Au choix du ministère public, la procédure simplifiée d’ordonnance pénale ou la procédure classique de convocation devant le tribunal correctionnel peut être utilisée. Dans ce second cas, l’affaire relève de la compétence du juge unique.

B.    La répression du grand excès de vitesse en récidive

–    . Trois mois d’emprisonnement et 3750 € d’amende (C. route, art. L. 413-1) ;

–    . Suspension sans aménagement ou interdiction de délivrance du permis de conduire pendant une durée inférieure ou égale à trois ans avec exécution provisoire possible (C. route, art. L.224-12, L.224-13 et L.413-1) ;

–    . Interdiction pour une durée inférieure ou égale à cinq ans de conduire certains véhicules terrestres à moteur, y compris ceux pour lesquels il n’est pas nécessaire de disposer du permis de conduire (C. route, art. L.413-1) ;

–    . Obligation d’accomplir un stage de sensibilisation à la sécurité routière aux frais du condamné (C pén., art 131-15-1 ; C. route, art. L.413-1) ;

–    . Confiscation du véhicule dont le condamné s’est servi pour commettre l’infraction s’il en est propriétaire obligatoire, sauf par décision spécialement motivée (C. route, art.
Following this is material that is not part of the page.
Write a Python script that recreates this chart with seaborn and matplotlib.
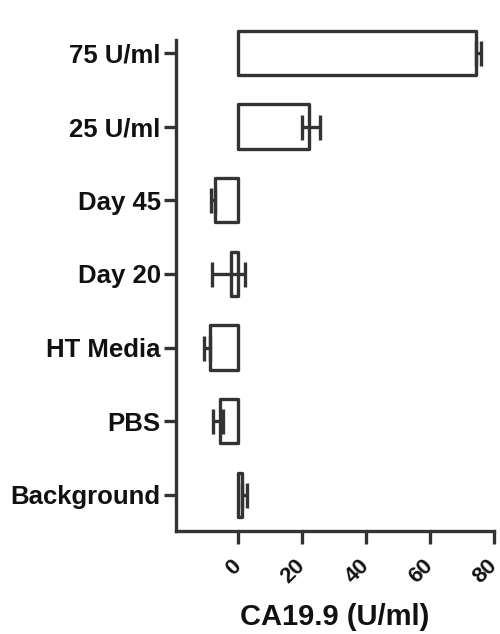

L. 413-1 ; C pén., art 131-21) ;

–    . Perte de points du permis de conduire : 6 points ;

–    . Pour les personnes morales, amende de 18 750 € (C. route, art. L. 413-1 ; C pén., art 131-38), pas de peine complémentaire.

Si le délit de récidive de grand excès de vitesse en récidive est lui-même commis en récidive, les règles de la récidive de délit s’appliquent, à savoir le doublement du maximum encouru pour l’emprisonnement et l’amende (C pén., art 132-10).

 

Le nombre de décès causé par les accidents de la route reste encore trop important, et même si l’on peut considérer que le grand excès de vitesse est sévèrement réprimé, cette période de transition entre la transmission thermique et la transmission électrique serait peut-être l’occasion pour le législateur de s’interroger sur une réforme de ce texte, afin, une fois pour toutes, que chacun ait à l’esprit que désormais « la vitesse, c’est dépassé ».